Starting at the top of the listing, extract every line up to and including the one with "const insignificant = [4.7, 6.9, 4.6, 7.2, 7.7, 16.4];". Pictures stay out of the copy.
####
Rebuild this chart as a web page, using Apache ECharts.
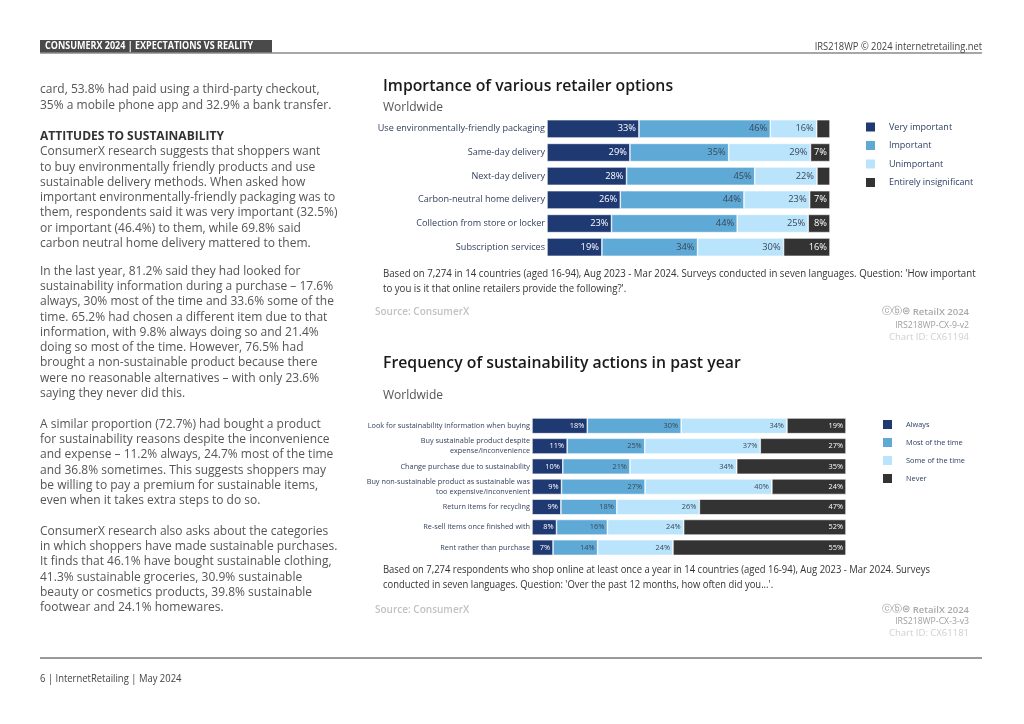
<!DOCTYPE html>
<html>
<head>
<meta charset="utf-8">
<script src="https://cdn.jsdelivr.net/npm/echarts@6/dist/echarts.min.js"></script>
<style>
html,body{margin:0;padding:0;background:#fff;}
#main{width:1024px;height:724px;}
</style>
</head>
<body>
<div id="main"></div>
<script>
// ---- Chart 1 data ----
const cats1 = ['Use environmentally-friendly packaging','Same-day delivery','Next-day delivery','Carbon-neutral home delivery','Collection from store or locker','Subscription services'];
const names1 = ['Very important','Important','Unimportant','Entirely insignificant'];
const veryImportant = [32.5, 29.3, 28.1, 25.9, 22.8, 19.4];
const important = [46.4, 34.9, 45.3, 43.7, 44.4, 33.8];
const unimportant = [16.4, 28.9, 22.0, 23.2, 25.1, 30.4];
const insignificant = [4.7, 6.9, 4.6, 7.2, 7.7, 16.4];

// ---- Chart 2 data ----
const cats2 = ['Look for sustainability information when buying','Buy sustainable product despite\nexpense/inconvenience','Change purchase due to sustainability','Buy non-sustainable product as sustainable was\ntoo expensive/inconvenient','Return items for recycling','Re-sell items once finished with','Rent rather than purchase'];
const names2 = ['Always','Most of the time','Some of the time','Never'];
const always = [17.6, 11.2, 9.8, 9.4, 9.2, 7.8, 6.7];
const mostTime = [29.9, 24.7, 21.4, 26.6, 17.8, 16.2, 14.2];
const someTime = [33.7, 36.8, 34.0, 40.4, 26.3, 24.3, 24.0];
const never = [18.8, 27.3, 34.8, 23.6, 46.7, 51.7, 55.1];

const colors = ['#1f3a73', '#5fa9d6', '#b9e4fb', '#333333'];
const labelColors = ['#ffffff', '#3b4756', '#3b4756', '#ffffff'];

const FONT = "'Open Sans', 'Noto Sans', sans-serif";

function mkSeries(names, arrays, axisIdx, fontSize) {
  return arrays.map((arr, i) => ({
    name: names[i],
    type: 'bar',
    stack: 'total' + axisIdx,
    xAxisIndex: axisIdx,
    yAxisIndex: axisIdx,
    data: arr,
    barCategoryGap: '23%',
    itemStyle: { color: colors[i], borderColor: '#ffffff', borderWidth: 0.6 },
    label: {
      show: true,
      position: 'insideRight',
      distance: 3,
      color: labelColors[i],
      fontFamily: FONT,
      fontSize: fontSize,
      formatter: p => p.value < 5 ? '' : Math.round(p.value) + '%'
    },
    emphasis: { disabled: true },
    animation: false
  }));
}

function txt(text, x, y, opts, el) {
  return Object.assign({
    type: 'text',
    x: x, y: y,
    silent: true,
    style: Object.assign({
      text: text,
      fill: '#555555',
      fontFamily: FONT,
      fontSize: 12,
      textVerticalAlign: 'middle',
      textAlign: 'left'
    }, opts || {})
  }, el || {});
}

const LH = 15.25;
function para(text, x, firstCenterY, opts, el) {
  const lh = (opts && opts.lineHeight) || LH;
  return txt(text, x, firstCenterY - lh / 2, Object.assign({ lineHeight: lh, textVerticalAlign: 'top' }, opts || {}), el);
}

const graphics = [
  // header
  { type: 'rect', shape: { x: 40, y: 40, width: 232, height: 13 }, style: { fill: '#4a4a4a' }, silent: true },
  { type: 'line', shape: { x1: 40, y1: 53, x2: 982, y2: 53 }, style: { stroke: '#8a8a8a', lineWidth: 1.5 }, silent: true },
  txt('CONSUMERX 2024 | EXPECTATIONS VS REALITY', 45, 46.5, { fill: '#ffffff', fontWeight: 'bold', fontSize: 10 }, { scaleX: 0.9 }),
  txt('IRS218WP \u00a9 2024 internetretailing.net', 982, 46.5, { fill: '#444444', fontSize: 11, textAlign: 'right' }, { scaleX: 0.85 }),
  // footer
  { type: 'line', shape: { x1: 40, y1: 658, x2: 982, y2: 658 }, style: { stroke: '#9a9a9a', lineWidth: 2 }, silent: true },
  txt('6 | InternetRetailing | May 2024', 40, 679, { fill: '#444444', fontSize: 10.5 }, { scaleX: 0.9 }),
  // left column
  para('card, 53.8% had paid using a third-party checkout,\n35% a mobile phone app and 32.9% a bank transfer.', 40, 90),
  txt('ATTITUDES TO SUSTAINABILITY', 40, 136.7, { fill: '#333333', fontWeight: 'bold' }),
  para('ConsumerX research suggests that shoppers want\nto buy environmentally friendly products and use\nsustainable delivery methods. When asked how\nimportant environmentally-friendly packaging was to\nthem, respondents said it was very important (32.5%)\nor important (46.4%) to them, while 69.8% said\ncarbon neutral home delivery mattered to them.', 40, 152),
  para('In the last year, 81.2% said they had looked for\nsustainability information during a purchase \u2013 17.6%\nalways, 30% most of the time and 33.6% some of the\ntime. 65.2% had chosen a different item due to that\ninformation, with 9.8% always doing so and 21.4%\ndoing so most of the time. However, 76.5% had\nbrought a non-sustainable product because there\nwere no reasonable alternatives \u2013 with only 23.6%\nsaying they never did this.', 40, 271.5),
  para('A similar proportion (72.7%) had bought a product\nfor sustainability reasons despite the inconvenience\nand expense \u2013 11.2% always, 24.7% most of the time\nand 36.8% sometimes. This suggests shoppers may\nbe willing to pay a premium for sustainable items,\neven when it takes extra steps to do so.', 40, 424.5),
  para('ConsumerX research also asks about the categories\nin which shoppers have made sustainable purchases.\nIt finds that 46.1% have bought sustainable clothing,\n41.3% sustainable groceries, 30.9% sustainable\nbeauty or cosmetics products, 39.8% sustainable\nfootwear and 24.1% homewares.', 40, 531.5),
  // chart 1 titles and notes
  txt('Importance of various retailer options', 383, 86.5, { fill: '#1a1a1a', fontSize: 15.8, fontWeight: 600 }),
  txt('Worldwide', 383, 107.5, { fill: '#555555', fontSize: 12 }),
  para("Based on 7,274 in 14 countries (aged 16-94), Aug 2023 - Mar 2024. Surveys conducted in seven languages. Question: 'How important\nto you is it that online retailers provide the following?'.", 383, 274, { fill: '#333333', fontSize: 10.5, lineHeight: 15 }, { scaleX: 0.92 }),
  txt('Source: ConsumerX', 375, 312.5, { fill: '#c2c2c2', fontSize: 10, fontWeight: 600 }),
  txt('\u24d2\u24d1\u229c', 910, 311.5, { fill: '#9a9a9a', fontSize: 10, textAlign: 'right' }),
  txt('RetailX 2024', 969, 312.5, { fill: '#a8a8a8', fontSize: 9.5, fontWeight: 600, textAlign: 'right' }),
  txt('IRS218WP-CX-9-v2', 969, 325.5, { fill: '#a0a0a0', fontSize: 8.7, textAlign: 'right' }),
  txt('Chart ID: CX61194', 969, 337, { fill: '#cfcfcf', fontSize: 9.5, textAlign: 'right' }),
  // chart 2 titles and notes
  txt('Frequency of sustainability actions in past year', 383, 363.5, { fill: '#1a1a1a', fontSize: 15.8, fontWeight: 600 }),
  txt('Worldwide', 383, 395.5, { fill: '#555555', fontSize: 12 }),
  para("Based on 7,274 respondents who shop online at least once a year in 14 countries (aged 16-94), Aug 2023 - Mar 2024. Surveys\nconducted in seven languages. Question: 'Over the past 12 months, how often did you...'.", 383, 570.5, { fill: '#333333', fontSize: 10.5, lineHeight: 15 }, { scaleX: 0.9 }),
  txt('Source: ConsumerX', 375, 610, { fill: '#c2c2c2', fontSize: 10, fontWeight: 600 }),
  txt('\u24d2\u24d1\u229c', 910, 609, { fill: '#9a9a9a', fontSize: 10, textAlign: 'right' }),
  txt('RetailX 2024', 969, 610, { fill: '#a8a8a8', fontSize: 9.5, fontWeight: 600, textAlign: 'right' }),
  txt('IRS218WP-CX-3-v3', 969, 622, { fill: '#a0a0a0', fontSize: 8.7, textAlign: 'right' }),
  txt('Chart ID: CX61181', 969, 633.5, { fill: '#cfcfcf', fontSize: 9.5, textAlign: 'right' })
];

const chart = echarts.init(document.getElementById('main'), null, { renderer: 'canvas' });
const option = {
  backgroundColor: '#ffffff',
  animation: false,
  color: colors,
  grid: [
    { left: 547, right: 194, top: 117, height: 142, containLabel: false },
    { left: 532, right: 178, top: 415.7, height: 142, containLabel: false }
  ],
  xAxis: [
    { type: 'value', gridIndex: 0, min: 0, max: 100, show: false },
    { type: 'value', gridIndex: 1, min: 0, max: 100, show: false }
  ],
  yAxis: [
    { type: 'category', gridIndex: 0, data: cats1, inverse: true,
      axisLine: { show: false }, axisTick: { show: false }, splitLine: { show: false },
      axisLabel: { color: '#34415e', fontFamily: FONT, fontSize: 9.1, margin: 2 } },
    { type: 'category', gridIndex: 1, data: cats2, inverse: true,
      axisLine: { show: false }, axisTick: { show: false }, splitLine: { show: false },
      axisLabel: { color: '#34415e', fontFamily: FONT, fontSize: 7.3, lineHeight: 9.5, margin: 2 } }
  ],
  legend: [
    { data: names1, orient: 'vertical', left: 864, top: 120.5, padding: 0, itemWidth: 11, itemHeight: 11, itemGap: 5.5,
      icon: 'rect', selectedMode: false,
      textStyle: { color: '#2c3e63', fontFamily: FONT, fontSize: 9, lineHeight: 11, padding: [0, 0, 0, 8] } },
    { data: names2, orient: 'vertical', left: 881, top: 418, padding: 0, itemWidth: 11, itemHeight: 11, itemGap: 5,
      icon: 'rect', selectedMode: false,
      textStyle: { color: '#2c3e63', fontFamily: FONT, fontSize: 7.4, lineHeight: 11, padding: [0, 0, 0, 8] } }
  ],
  tooltip: { show: false },
  series: [].concat(
    mkSeries(names1, [veryImportant, important, unimportant, insignificant], 0, 9.3),
    mkSeries(names2, [always, mostTime, someTime, never], 1, 7.4)
  ),
  graphic: graphics
};
chart.setOption(option);
</script>
</body>
</html>
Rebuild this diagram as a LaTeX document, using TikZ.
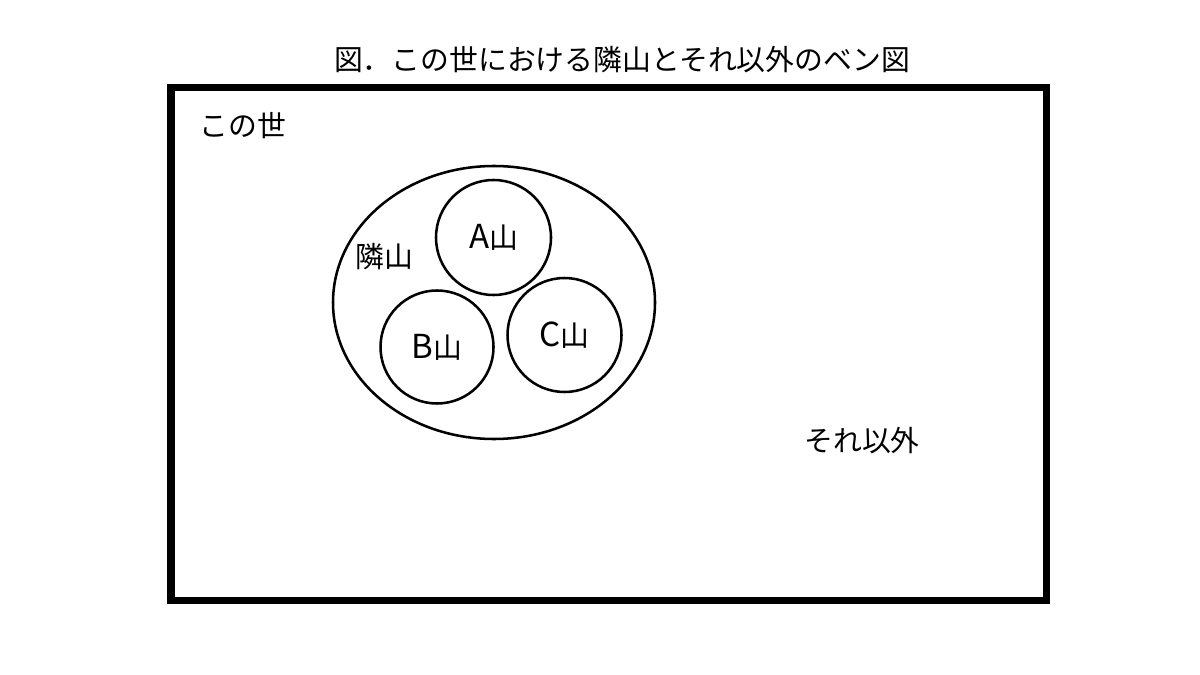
\documentclass[tikz,border=0pt]{standalone}
\usepackage{fontspec}
\setmainfont{Noto Sans CJK JP}
\usetikzlibrary{shapes.geometric}
\newcommand{\bigltr}[1]{{\fontsize{23.5pt}{24pt}\selectfont #1}}
\tikzset{
  lbl/.style={inner sep=0pt, font=\fontsize{20.5pt}{24pt}\selectfont, text=black},
  setline/.style={draw=black, line width=1.8pt},
  mtn/.style={setline, circle, minimum size=114*0.025cm, inner sep=0pt, font=\fontsize{20.5pt}{24pt}\selectfont},
}
\begin{document}
\begin{tikzpicture}[x=0.025cm, y=-0.025cm]
\useasboundingbox[fill=white] (0,0) rectangle (1200,675);
\node[draw=black, line width=5pt, minimum width=875*0.025cm, minimum height=513*0.025cm, inner sep=0pt] (world) at (608.5,344) {};
\node[lbl] (title) at (622,59.5) {図．この世における隣山とそれ以外のベン図};
\node[lbl] (worldlbl) at (243,125.5) {この世};
\node[setline, ellipse, minimum width=322*0.025cm, minimum height=273*0.025cm, inner sep=0pt] (near) at (494,302.5) {};
\node[lbl] (nearlbl) at (384,256.5) {隣山};
\node[mtn, minimum size=115*0.025cm] (a) at (493.5,237.5) {\bigltr{A}山};
\node[mtn, minimum size=113*0.025cm] (b) at (437,347) {\bigltr{B}山};
\node[mtn, minimum size=114*0.025cm] (c) at (564.5,335) {\bigltr{C}山};
\node[lbl] (other) at (862,441) {それ以外};
\end{tikzpicture}
\end{document}
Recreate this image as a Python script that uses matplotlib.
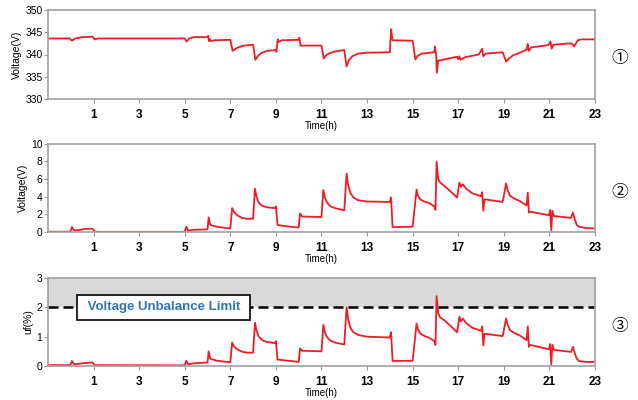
####
WRITTEN SOLUTION:
Rebuild this chart as a web page, using Apache ECharts.
<!DOCTYPE html>
<html>
<head>
<meta charset="utf-8">
<script src="https://cdn.jsdelivr.net/npm/echarts@6/dist/echarts.min.js"></script>
<style>
html,body{margin:0;padding:0;background:#fff;}
#main{width:1024px;height:724px;}
</style>
</head>
<body>
<div id="main"></div>
<script>
// ---- Chart 1 data ----
const cats1 = ['Use environmentally-friendly packaging','Same-day delivery','Next-day delivery','Carbon-neutral home delivery','Collection from store or locker','Subscription services'];
const names1 = ['Very important','Important','Unimportant','Entirely insignificant'];
const veryImportant = [32.5, 29.3, 28.1, 25.9, 22.8, 19.4];
const important = [46.4, 34.9, 45.3, 43.7, 44.4, 33.8];
const unimportant = [16.4, 28.9, 22.0, 23.2, 25.1, 30.4];
const insignificant = [4.7, 6.9, 4.6, 7.2, 7.7, 16.4];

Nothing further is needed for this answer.